Under Hillary's watch, the Freedom of Choice Act would likely advance to law, overturning every pro-life state and federal law passed since 1973.
She would ensure federal funding of human embryo experimentation.
She would overturn many, most, or all of the 20 or so pro-life riders currently attached to appropriations bills, like the Mexico City policy, which all must be renewed every year.

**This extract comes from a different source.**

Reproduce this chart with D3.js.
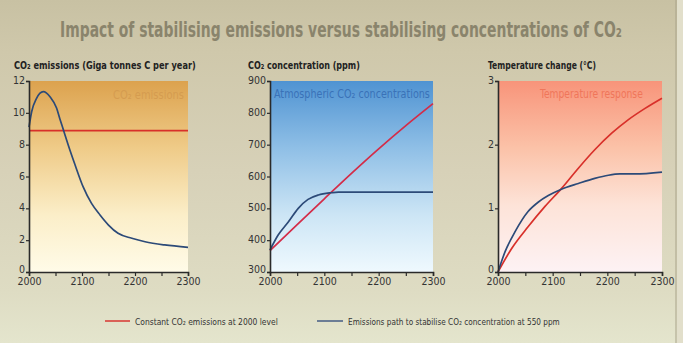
<!DOCTYPE html>
<html><head><meta charset="utf-8">
<script src="https://cdn.jsdelivr.net/npm/d3@7"></script>
<style>
html,body{margin:0;padding:0;background:#d6d0b6;}
svg{display:block;}
text{font-family:"DejaVu Sans Condensed","Liberation Sans Narrow","Arial Narrow",sans-serif;}
</style></head>
<body>
<script>
// ---------- DATA ----------
const xTicks = [2000, 2100, 2200, 2300];
const xMinor = [2000, 2050, 2100, 2150, 2200, 2250, 2300];

// Panel 1: CO2 emissions (GtC/yr)
const emisYears = [2000, 2005, 2014, 2027, 2040, 2052, 2058, 2065, 2074, 2087, 2102, 2118, 2134, 2150, 2168, 2194, 2219, 2256, 2300];
const emisStab  = [9.1, 10.07, 10.9, 11.33, 11.0, 10.3, 9.65, 8.92, 7.98, 6.72, 5.36, 4.31, 3.58, 2.95, 2.43, 2.12, 1.9, 1.7, 1.55];
const emisConstYears = [2000, 2300];
const emisConst = [8.88, 8.88];
const emisTicks = [0, 2, 4, 6, 8, 10, 12];

// Panel 2: CO2 concentration (ppm)
const concYears = [2000, 2050, 2100, 2150, 2200, 2250, 2300];
const concConst = [367, 449, 530, 610, 687, 760, 829];
const concStabYears = [2000, 2015, 2034, 2052, 2070, 2089, 2113, 2126, 2300];
const concStab = [369, 416, 458, 500, 528, 542, 549, 551, 551];
const concTicks = [300, 400, 500, 600, 700, 800, 900];

// Panel 3: Temperature change (°C)
const tempYears = [2000, 2025, 2055, 2086, 2116, 2147, 2177, 2208, 2238, 2269, 2300];
const tempConst = [0, 0.37, 0.71, 1.03, 1.31, 1.63, 1.92, 2.18, 2.39, 2.57, 2.73];
const tempStabYears = [2000, 2013, 2031, 2055, 2074, 2092, 2116, 2147, 2177, 2202, 2223, 2250, 2300];
const tempStab  = [0, 0.32, 0.63, 0.95, 1.1, 1.2, 1.3, 1.39, 1.47, 1.52, 1.54, 1.54, 1.57];
const tempTicks = [0, 1, 2, 3];

const mainTitle = "Impact of stabilising emissions versus stabilising concentrations of CO₂";
const panelTitles = ["CO₂ emissions (Giga tonnes C per year)", "CO₂ concentration (ppm)", "Temperature change (°C)"];
const panelLabels = ["CO₂ emissions", "Atmospheric CO₂ concentrations", "Temperature response"];
const legendLabels = ["Constant CO₂ emissions at 2000 level", "Emissions path to stabilise CO₂ concentration at 550 ppm"];

// ---------- DRAW ----------
const W = 683, H = 343;
const RED = "#d8302a", BLUE = "#2c4a78";
const svg = d3.select("body").append("svg").attr("width", W).attr("height", H);
const defs = svg.append("defs");

function grad(id, stops) {
  const g = defs.append("linearGradient").attr("id", id)
    .attr("x1", 0).attr("y1", 0).attr("x2", 0).attr("y2", 1);
  stops.forEach(s => g.append("stop").attr("offset", s[0]).attr("stop-color", s[1]));
}
grad("bg", [[0, "#c8c1a3"], [0.15, "#cfc8ab"], [0.5, "#d7d1b8"], [0.85, "#dedcc3"], [1, "#e4e5cd"]]);
grad("g1", [[0, "#dca24e"], [0.35, "#efcb88"], [0.7, "#fbeec8"], [1, "#fffbe8"]]);
grad("g2", [[0, "#4f93d2"], [0.35, "#8fbfe6"], [0.7, "#cce5f5"], [1, "#eff9fe"]]);
grad("g3", [[0, "#f8947a"], [0.35, "#fbc2a8"], [0.65, "#fde3d8"], [1, "#fdf2f4"]]);

svg.append("rect").attr("width", W).attr("height", H).attr("fill", "url(#bg)");
svg.append("line").attr("x1", 676).attr("x2", 676).attr("y1", 0).attr("y2", H)
  .attr("stroke", "#a9a38a").attr("stroke-width", 1);
svg.append("rect").attr("x", 677).attr("y", 0).attr("width", 6).attr("height", H).attr("fill", "#e2dfcb");

// text placed at (x, baseline y), horizontally scaled to a target width
function fitText(x, y, str, size, targetW, fill, weight) {
  const g = svg.append("g");
  const t = g.append("text").attr("x", 0).attr("y", 0).attr("font-size", size)
    .attr("fill", fill).attr("font-weight", weight || "normal").text(str);
  const w = t.node().getComputedTextLength();
  const sx = targetW / w;
  g.attr("transform", `translate(${x},${y}) scale(${sx},1)`);
  return t;
}

// Title
fitText(60, 37, mainTitle, 21, 562, "#8a846c", "bold");

const yTop = 81, yBot = 272;
const panels = [
  {x0: 29, x1: 188, grad: "g1", domain: [0, 12], ticks: emisTicks,
   title: panelTitles[0], tx: 14, tw: 182,
   inner: panelLabels[0], ix: 113, iw: 71, iy: 99, icol: "#d59c50",
   series: [
     {years: emisConstYears, vals: emisConst, color: RED},
     {years: emisYears, vals: emisStab, color: BLUE}]},
  {x0: 270, x1: 433, grad: "g2", domain: [300, 900], ticks: concTicks,
   title: panelTitles[1], tx: 248, tw: 112,
   inner: panelLabels[1], ix: 274, iw: 156, iy: 98, icol: "#3a72b8",
   series: [
     {years: concYears, vals: concConst, color: "#d42c48"},
     {years: concStabYears, vals: concStab, color: BLUE}]},
  {x0: 498, x1: 662, grad: "g3", domain: [0, 3], ticks: tempTicks,
   title: panelTitles[2], tx: 488, tw: 108,
   inner: panelLabels[2], ix: 540, iw: 103, iy: 98, icol: "#f0765a",
   series: [
     {years: tempYears, vals: tempConst, color: RED},
     {years: tempStabYears, vals: tempStab, color: BLUE}]}
];

panels.forEach(p => {
  const x = d3.scaleLinear().domain([2000, 2300]).range([p.x0, p.x1]);
  const y = d3.scaleLinear().domain(p.domain).range([yBot, yTop]);
  const g = svg.append("g");
  g.append("rect").attr("x", p.x0).attr("y", yTop).attr("width", p.x1 - p.x0)
    .attr("height", yBot - yTop).attr("fill", "url(#" + p.grad + ")");

  fitText(p.tx, 69, p.title, 11, p.tw, "#222", "bold");
  fitText(p.ix, p.iy, p.inner, 12, p.iw, p.icol);

  const line = d3.line().x(d => x(d[0])).y(d => y(d[1])).curve(d3.curveMonotoneX);
  p.series.forEach(s => {
    g.append("path").datum(s.years.map((yr, i) => [yr, s.vals[i]]))
      .attr("d", line).attr("fill", "none").attr("stroke", s.color)
      .attr("stroke-width", 1.7).attr("stroke-linejoin", "round");
  });

  // axes
  const xa = d3.axisBottom(x).tickValues(xMinor).tickSize(4)
    .tickFormat(d => xTicks.includes(d) ? d : "");
  const gx = g.append("g").attr("transform", `translate(0,${yBot})`).call(xa);
  const ya = d3.axisLeft(y).tickValues(p.ticks).tickSize(3).tickFormat(d3.format("d"));
  const gy = g.append("g").attr("transform", `translate(${p.x0},0)`).call(ya);
  [gx, gy].forEach(ax => {
    ax.select(".domain").attr("stroke", "#2a2a2a").attr("stroke-width", 1.6);
    ax.selectAll(".tick line").attr("stroke", "#2a2a2a").attr("stroke-width", 1.2);
    ax.selectAll(".tick text").attr("fill", "#333").attr("font-size", 10.5)
      .attr("font-family", '"DejaVu Sans Condensed","Liberation Sans Narrow",sans-serif');
  });
  gx.selectAll(".tick text").attr("dy", "0.71em").attr("y", 6);
  gy.selectAll(".tick text").attr("x", -4).attr("dy", "0.25em");
  gy.selectAll(".tick").filter(d => d === p.domain[0]).select("text").attr("dy", "0.05em");
});

// Legend
const legend = [
  {x1: 105, x2: 130, tx: 135, tw: 143, color: "#d9413a", label: legendLabels[0]},
  {x1: 317, x2: 343, tx: 348, tw: 212, color: "#4f6488", label: legendLabels[1]}
];
legend.forEach(l => {
  svg.append("line").attr("x1", l.x1).attr("x2", l.x2).attr("y1", 321).attr("y2", 321)
    .attr("stroke", l.color).attr("stroke-width", 1.6);
  fitText(l.tx, 324.5, l.label, 9.5, l.tw, "#333");
});
</script>
</body></html>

Hillary could conceivably nominate the most Supreme Court justices one president has ever nominated. As of Jan. 20, 2009, the day the new president takes office, five of the nine current Supreme Court justices will be 70 or over: Stevens (88), Ginsburg (75), Scalia (72), Kennedy (72) and Breyer (70). Souter will turn 70 later that year. Certainly Stevens and Ginsburg, if not others, are hanging on for the day a liberal Dem picks their 50-year-old successor, ensuring the Supreme Court will lurch left for the next 20-30 years when it was only one justice away from correcting itself. This would have devastating if not irrevocable consequences not just on the pro-life issue but on other critical issues of our day, like homosexual marriage and property rights.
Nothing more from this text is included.